In another major reform, the government has reviewed the regulatory framework governing FPI investments in Government Securities. To enhance foreign participation in India’s debt market, authorities have expanded the list of securities eligible under the Fully Accessible Route (FAR). The expanded list will now include newly issued government securities with maturities of 15, 30 and 40 years, as well as Sovereign Green Bonds issued in FAR-eligible tenors.
The government has also removed three important restrictions on FPI investments under the General Route. These include the short-term investment limit, concentration limit, and security-wise investment cap. However, the overall quantitative ceiling for foreign investment will continue to remain at 6 percent of the outstanding stock of Central Government securities and 2 percent of State Government Securities (SGSs).
Furthermore, the existing sub-categories of “general” and “long-term” investment limits for government securities and SGSs will be merged into a single investment limit. Policymakers expect these changes to improve market liquidity, facilitate the development of a smoother yield curve, and attract long-term institutional investors such as pension funds, insurance companies, and sovereign wealth funds.
A major tax incentive has also been introduced to make Indian government bonds more attractive to overseas investors. The government has decided to exempt FPIs from income tax on interest earnings and capital gains arising from investments in Government Securities. The tax exemption will be effective from April 1, 2026, and will apply to all interest income and capital gains earned by FPIs on G-Sec investments from that date onward.
The same tax benefits will also be extended to the Bank for International Settlements (BIS) for investments made in Government Securities. According to the government, aligning India’s tax treatment of sovereign debt with international standards will significantly improve the country’s attractiveness among global fixed-income investors.
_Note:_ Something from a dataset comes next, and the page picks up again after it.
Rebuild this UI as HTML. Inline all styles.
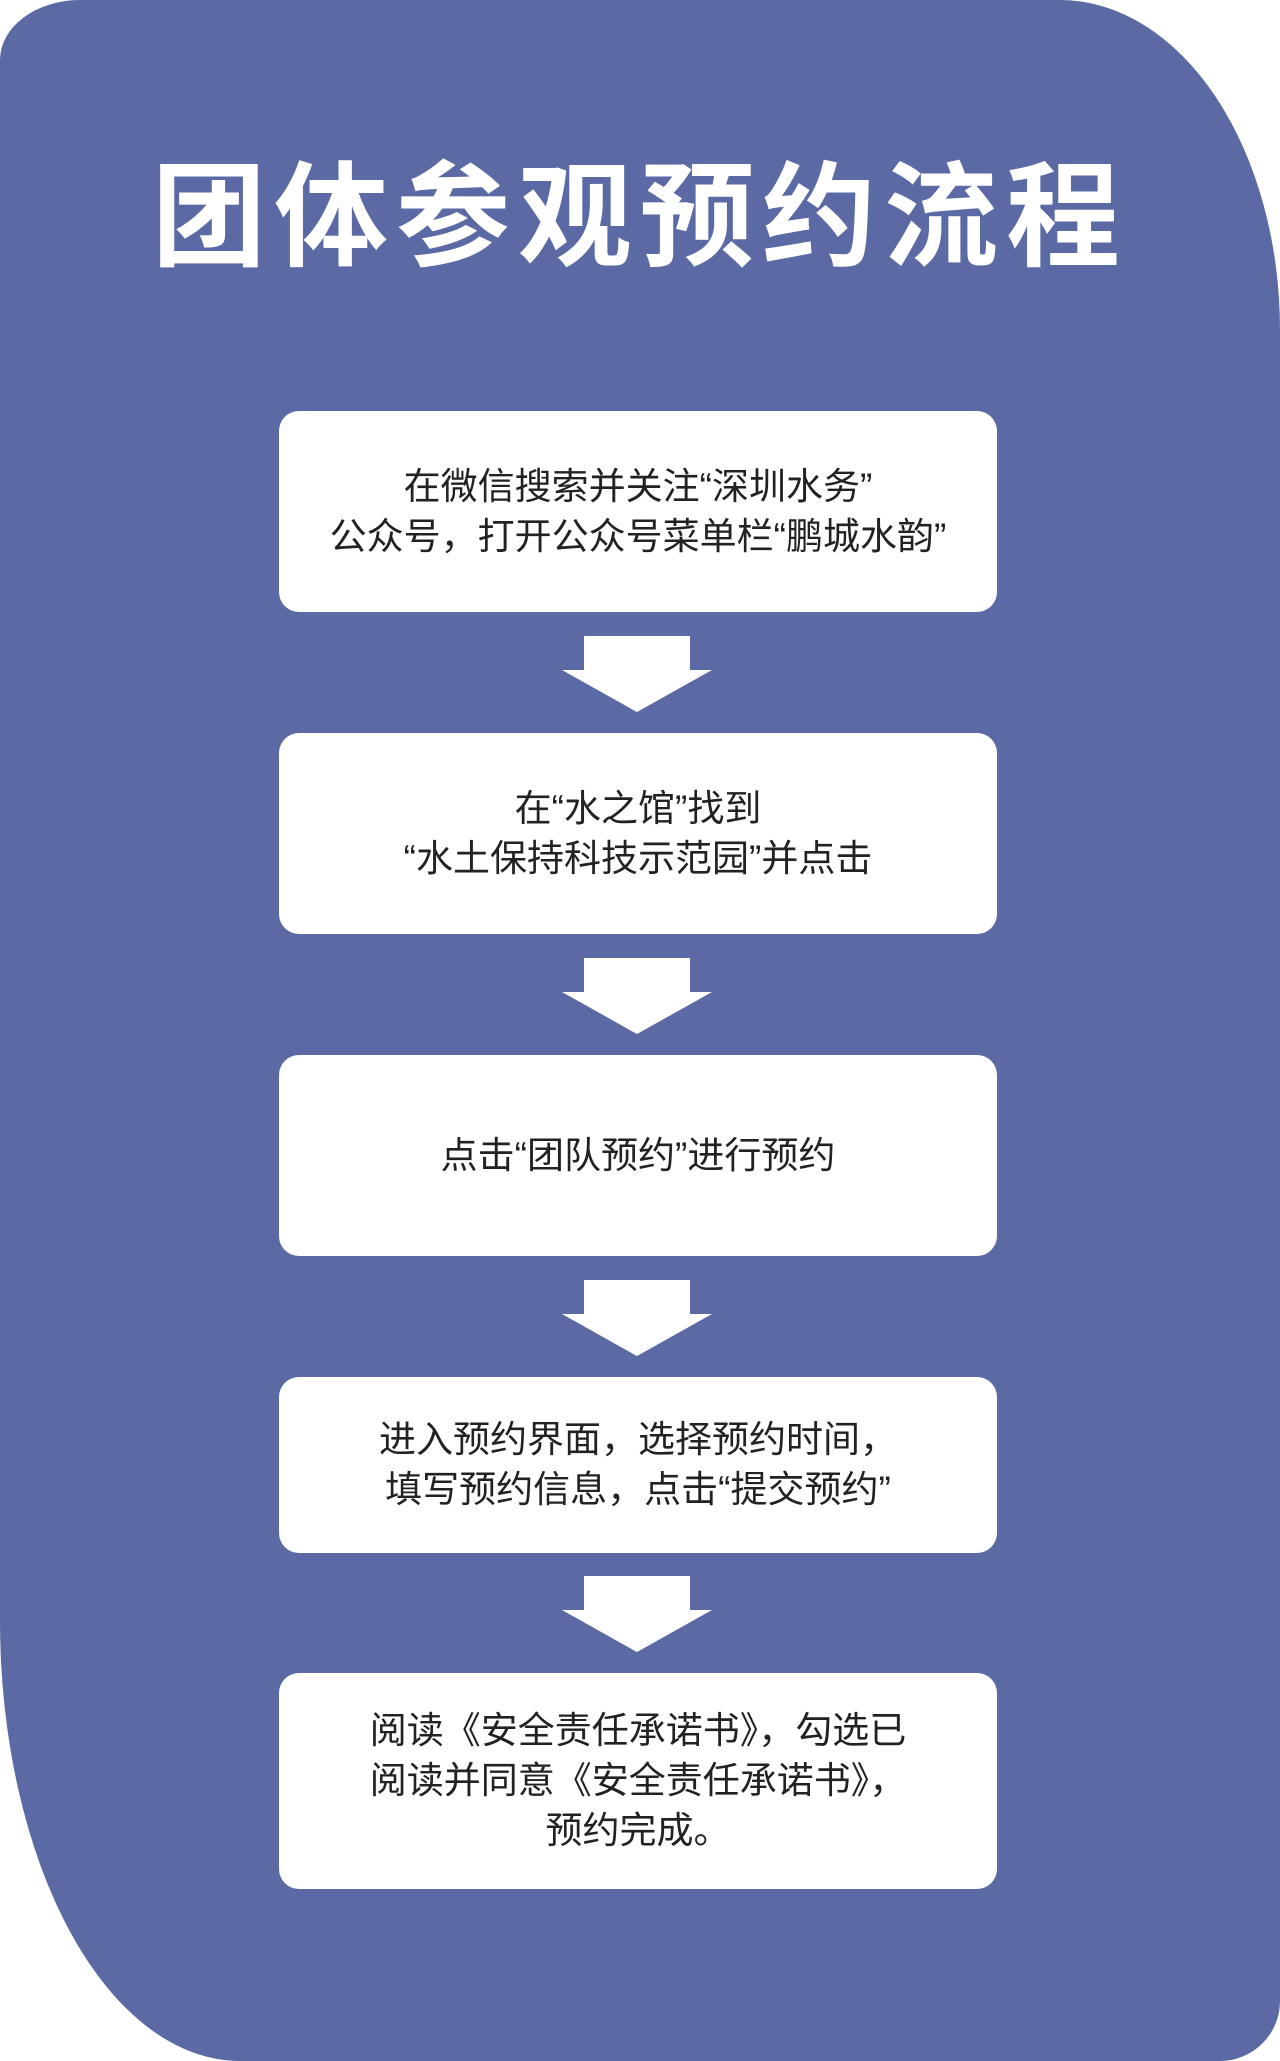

Taken together, these reforms are expected to reduce operational complexities, simplify market access, and provide a seamless investment experience comparable to leading global financial markets. By encouraging greater participation from foreign investors in both equity and debt segments, the government aims to attract durable long-term capital, strengthen financial market depth, support foreign exchange inflows, and reinforce India’s status as a preferred global investment destination.